Sales of new cars increased in the first quarter compared year on year, but some vendors say increased competition has narrowed profit margins on their new car sales.

Narita Motorcare Cambodia – the exclusive importer of the Nissan brand – has seen sales rise by 15 percent in the first quarter over the same period last year, said Managing Director Long Narith.

“This shows improvement in our economy and political stability, so people can spend more on new cars,” he said.

Although demand has risen even further, Long Narith said last month’s earthquake in Japan had impacted his sales.

“We have high demand, but we face a lack of supply.
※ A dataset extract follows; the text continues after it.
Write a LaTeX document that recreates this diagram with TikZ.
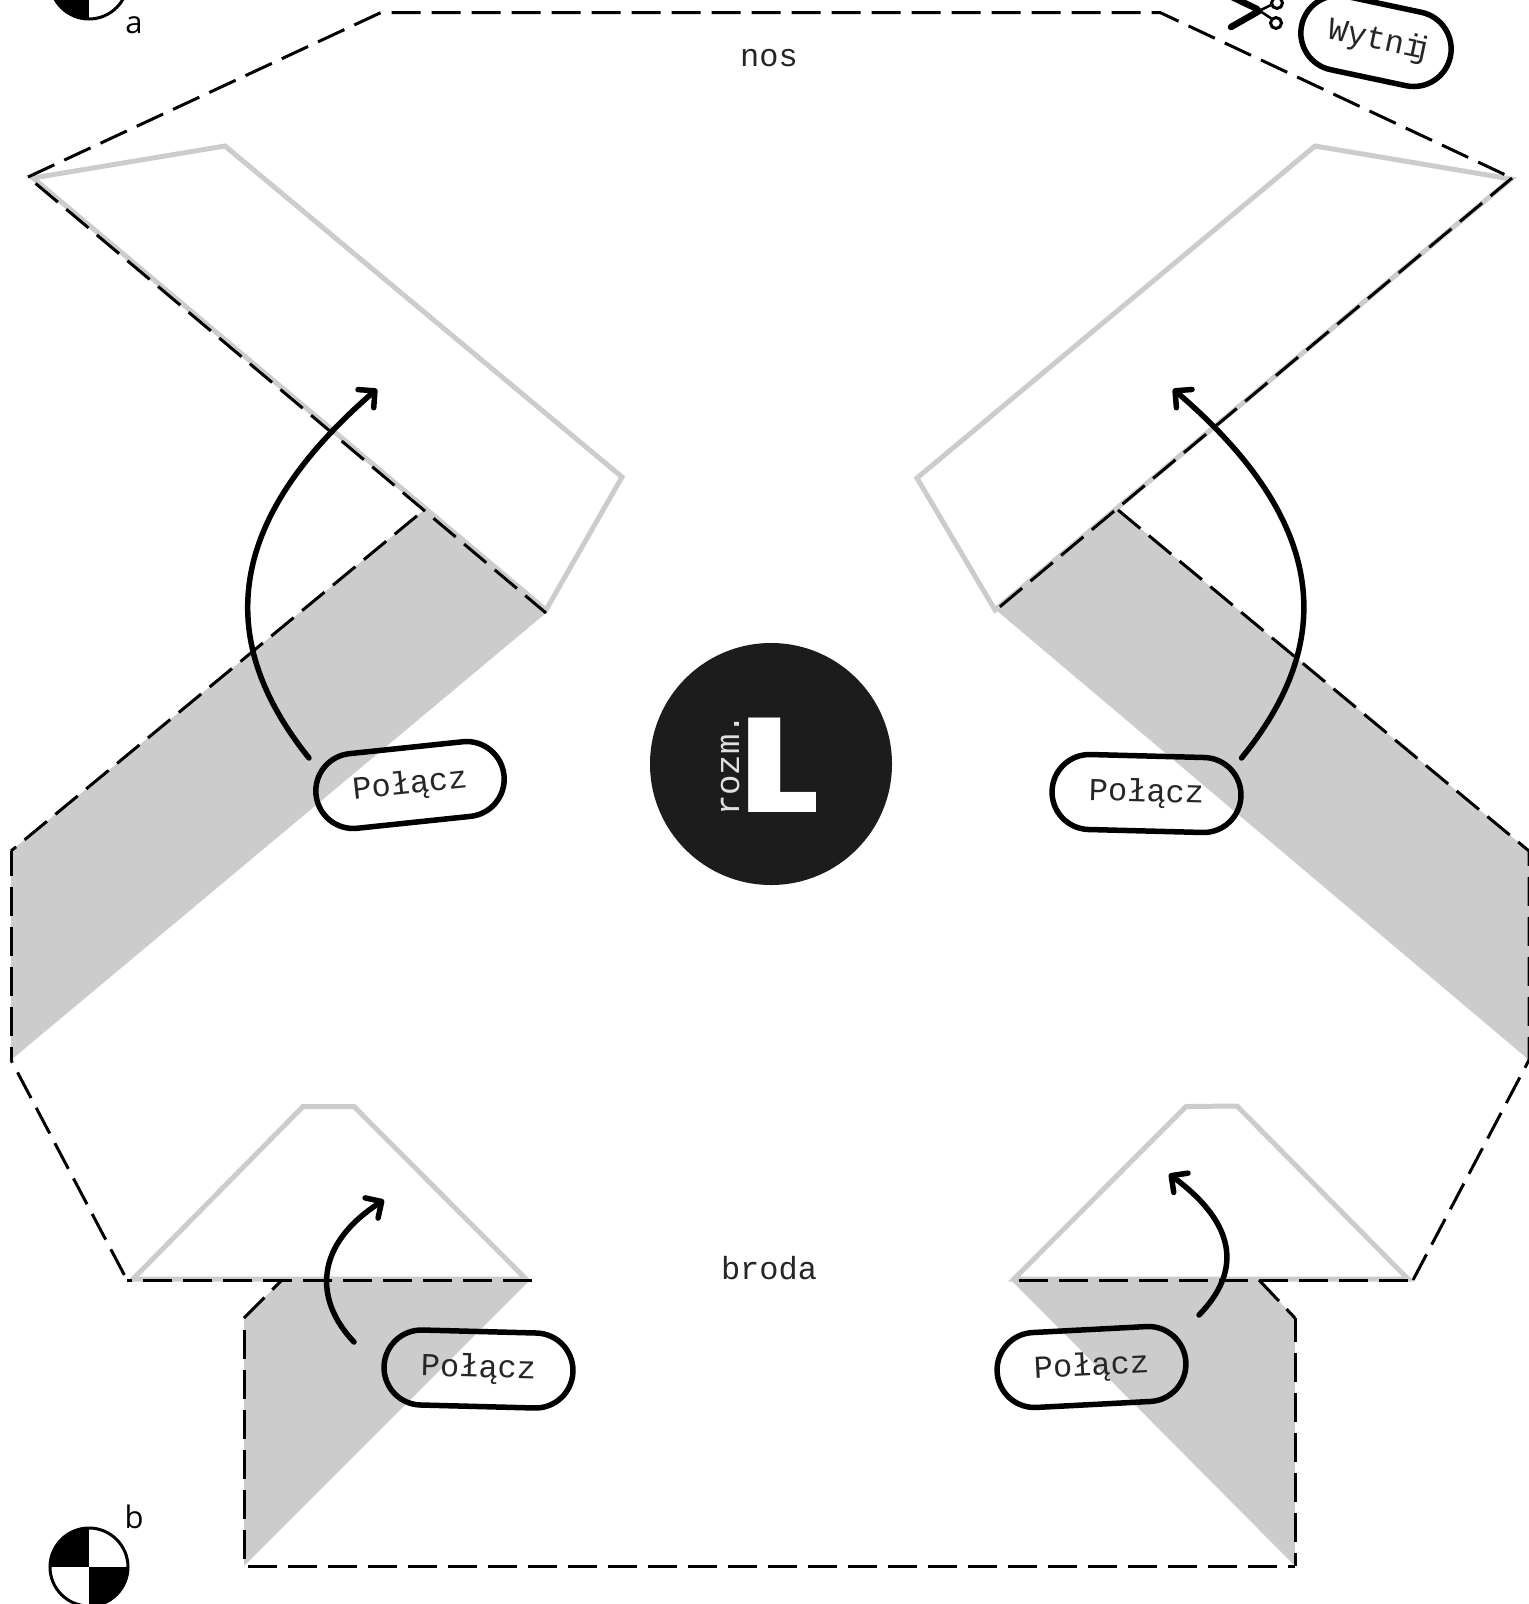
\documentclass[tikz,border=0pt]{standalone}
\usepackage{fontspec}
\setmainfont{Open Sans}
\newfontfamily\monofam{Liberation Mono}
\newfontfamily\heavyfam[UprightFont=* ExtraBold,FakeStretch=1.22]{Poppins}
\usetikzlibrary{arrows.meta}
\definecolor{bandgray}{HTML}{CCCCCC}
\definecolor{badge}{HTML}{1C1C1C}
\tikzset{
  x=1pt,y=-1pt,
  flapline/.style={draw=bandgray,line width=5pt,line join=miter},
  cutline/.style={draw=black,line width=3pt,dash pattern=on 29pt off 11pt},
  pill/.style={draw=black,line width=5.5pt,rectangle,rounded corners=37.5pt,minimum width=189pt,minimum height=75pt,inner sep=0pt,text=black!85,font=\monofam\fontsize{32}{32}\selectfont},
  foldarrow/.style={draw=black,line width=5.5pt,line cap=round,-{Straight Barb[round,length=12pt,width=24pt,line width=5.5pt]}},
  plainlabel/.style={inner sep=0pt,text=black!85,font=\monofam\fontsize{32}{32}\selectfont},
  sidelabel/.style={inner sep=0pt,font=\fontsize{31}{31}\selectfont},
  target/.style={draw=black,line width=3pt}
}
\begin{document}
\begin{tikzpicture}
\useasboundingbox (0,0) rectangle (1529,1604);
\clip (0,0) rectangle (1529,1604);
% grey bands
\fill[bandgray] (424,510) -- (546,613) -- (11,1060) -- (11,851) -- cycle;
\fill[bandgray] (1118,510) -- (996,610) -- (1529,1060) -- (1529,851) -- cycle;
\fill[bandgray] (282,1280) -- (530,1280) -- (244,1566) -- (244,1318) -- cycle;
\fill[bandgray] (1011,1280) -- (1259,1280) -- (1295,1318) -- (1295,1566) -- cycle;
% flaps
\draw[flapline] (33,178) -- (225,146) -- (622,477) -- (546,610) -- cycle;
\draw[flapline] (1511,179) -- (1315,146) -- (917,478) -- (995,610) -- cycle;
\draw[flapline] (133,1279) -- (303,1106.5) -- (354,1106.5) -- (526,1279) -- cycle;
\draw[flapline] (1014,1279) -- (1186,1106.5) -- (1237,1106) -- (1408,1279) -- cycle;
% cut lines
\draw[cutline] (28,177) -- (381,12.5) -- (1160,12.5) -- (1512,178);
\draw[cutline,dash phase=30pt] (28,177) -- (546,613);
\draw[cutline,dash phase=35pt] (996,610) -- (1512,178);
\draw[cutline,dash phase=31pt] (424,510) -- (11,851);
\draw[cutline,dash phase=16pt] (11,1060) -- (11,851);
\draw[cutline,dash phase=26pt] (11,1060) -- (127,1280);
\draw[cutline] (532,1280) -- (127,1280);
\draw[cutline] (1118,510) -- (1529,851) -- (1529,1060);
\draw[cutline] (1413,1280) -- (1529,1060);
\draw[cutline] (1019,1280) -- (1413,1280);
\draw[cutline] (244,1318) -- (282,1280);
\draw[cutline] (244,1330) -- (244,1566) -- (1295,1566);
\draw[cutline] (1259,1280) -- (1295,1318);
\draw[cutline,dash phase=5pt] (1295,1318) -- (1295,1566);
% badge
\fill[badge] (771,764) circle (121);
\node[anchor=base west,inner sep=0pt,text=white,font=\heavyfam\fontsize{134}{134}\selectfont] (sizeL) at (739,812) {L};
\node[anchor=base west,inner sep=0pt,text=white!88!black,rotate=90,font=\monofam\fontsize{34}{34}\selectfont] (sizeword) at (739,816) {rozm.};
% labels
\node[plainlabel] (nos) at (769,58) {nos};
\node[plainlabel] (broda) at (769,1268) {broda};
\node[sidelabel] (labela) at (134,25) {a};
\node[sidelabel] (labelb) at (134,1517) {b};
% targets
\begin{scope}
  \clip (89,-20) circle (39);
  \fill (50,-20) rectangle (89,19);
\end{scope}
\draw[target] (89,-20) circle (39);
\begin{scope}
  \clip (89,1567) circle (39);
  \fill (50,1528) rectangle (89,1567);
  \fill (89,1567) rectangle (128,1606);
\end{scope}
\draw[target] (89,1567) circle (39);
% scissors
\draw[line width=6.5pt,line cap=round] (1231,27) -- (1259,11);
\draw[line width=2.5pt] (1259,11) -- (1273,4);
\draw[line width=6.5pt,line cap=round] (1228,-5) -- (1257,9);
\draw[line width=2.5pt] (1257,9) -- (1272,19);
\draw[line width=3pt] (1277,3) circle (5.5);
\draw[line width=3pt] (1276,23) circle (5.5);
% pills
\node[pill,rotate=6] (p1) at (410,785) {Połącz};
\node[pill,rotate=-1.5] (p2) at (1146.5,793.5) {Połącz};
\node[pill,rotate=-1.5] (p3) at (478.5,1369) {Połącz};
\node[pill,rotate=3] (p4) at (1091.5,1367) {Połącz};
\node[pill,rotate=-12,minimum width=152pt] (p5) at (1376,41) {\kern7pt Wytni\kern-11pt j};
% arrows
\coordinate (a1s) at (309,758); \coordinate (a1e) at (377,389);
\coordinate (a2s) at (1241.5,758); \coordinate (a2e) at (1173,389);
\coordinate (a3s) at (354,1342); \coordinate (a3e) at (384,1200);
\coordinate (a4s) at (1199,1315); \coordinate (a4e) at (1169,1174);
\draw[foldarrow] (a1s) .. controls (224,652) and (212,532) .. (a1e);
\draw[foldarrow] (a2s) .. controls (1328,652) and (1340,532) .. (a2e);
\draw[foldarrow] (a3s) .. controls (314,1300) and (314,1245) .. (a3e);
\draw[foldarrow] (a4s) .. controls (1241,1272) and (1238,1225) .. (a4e);
\end{tikzpicture}
\end{document}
Our distributor in Japan has delayed production,” he said, adding he hoped this would be temporary.

He also pointed to narrowing profit margins on each unit sold in Cambodia as competition heats up among automobile seller.

Declining to disclose the number of vehicles sold in the first quarter, he said the firm aimed to move between 400 and 500 units during 2011.

Ford importer RM Asia Company General Manager Seng Voeung said sales of the American car brand had increased by more than 10 percent during the first quarter 2011 compared to the period last year.

“People are returning to buying brand-new vehicles instead of second hand cars, as our economy is bouncing back,” he said.

“That’s why our sales are improving.”

People are returning to buying brand-new vehicles instead of second hand cars

RM Asia claims to have sold approximately 100 units in the first quarter.

Increased car loans from commercial banks were also contributing to increased sales, he said.

Seng Voeung also claimed his company profit margins are decreasing due to more intense competition among vendors.

“Even though sales are coming back, revenue has decreased, as we want to discount prices [to combat] more competition.”

Ford sales had declined about 10 percent last year, but Seng Voeung said the distributor was on track for a 15 percent increase to 400 vehicles for 2011.

Toyota – which claims to be the market leader in Cambodia – is aiming for sales of about 600 units in 2011, said Toyota Cambodia President Kong Nuon.

“We always have competition, but buyers trust our brand name,” he said.

Chevrolet importer Auto Sales (Cambodia) Limited Facility Manager Chanchal Singh says sales volumes of its new vehicles are increasing rapidly compared to last year.

However, he added, new car sales represents only about 11 percent of the total automobile market in Cambodia.

“Our sales are increased because we are targeting customers looking for style and luxury,” he said, adding the firm is increasingly looking to improve its ‘after-sale’ service.

Cambodia imported a total of 562,529 old and new vehicles worth US$252 million in 2010, up from 361,146 units worth $186 million in 2009, according to previous data from the Ministry of Commerce.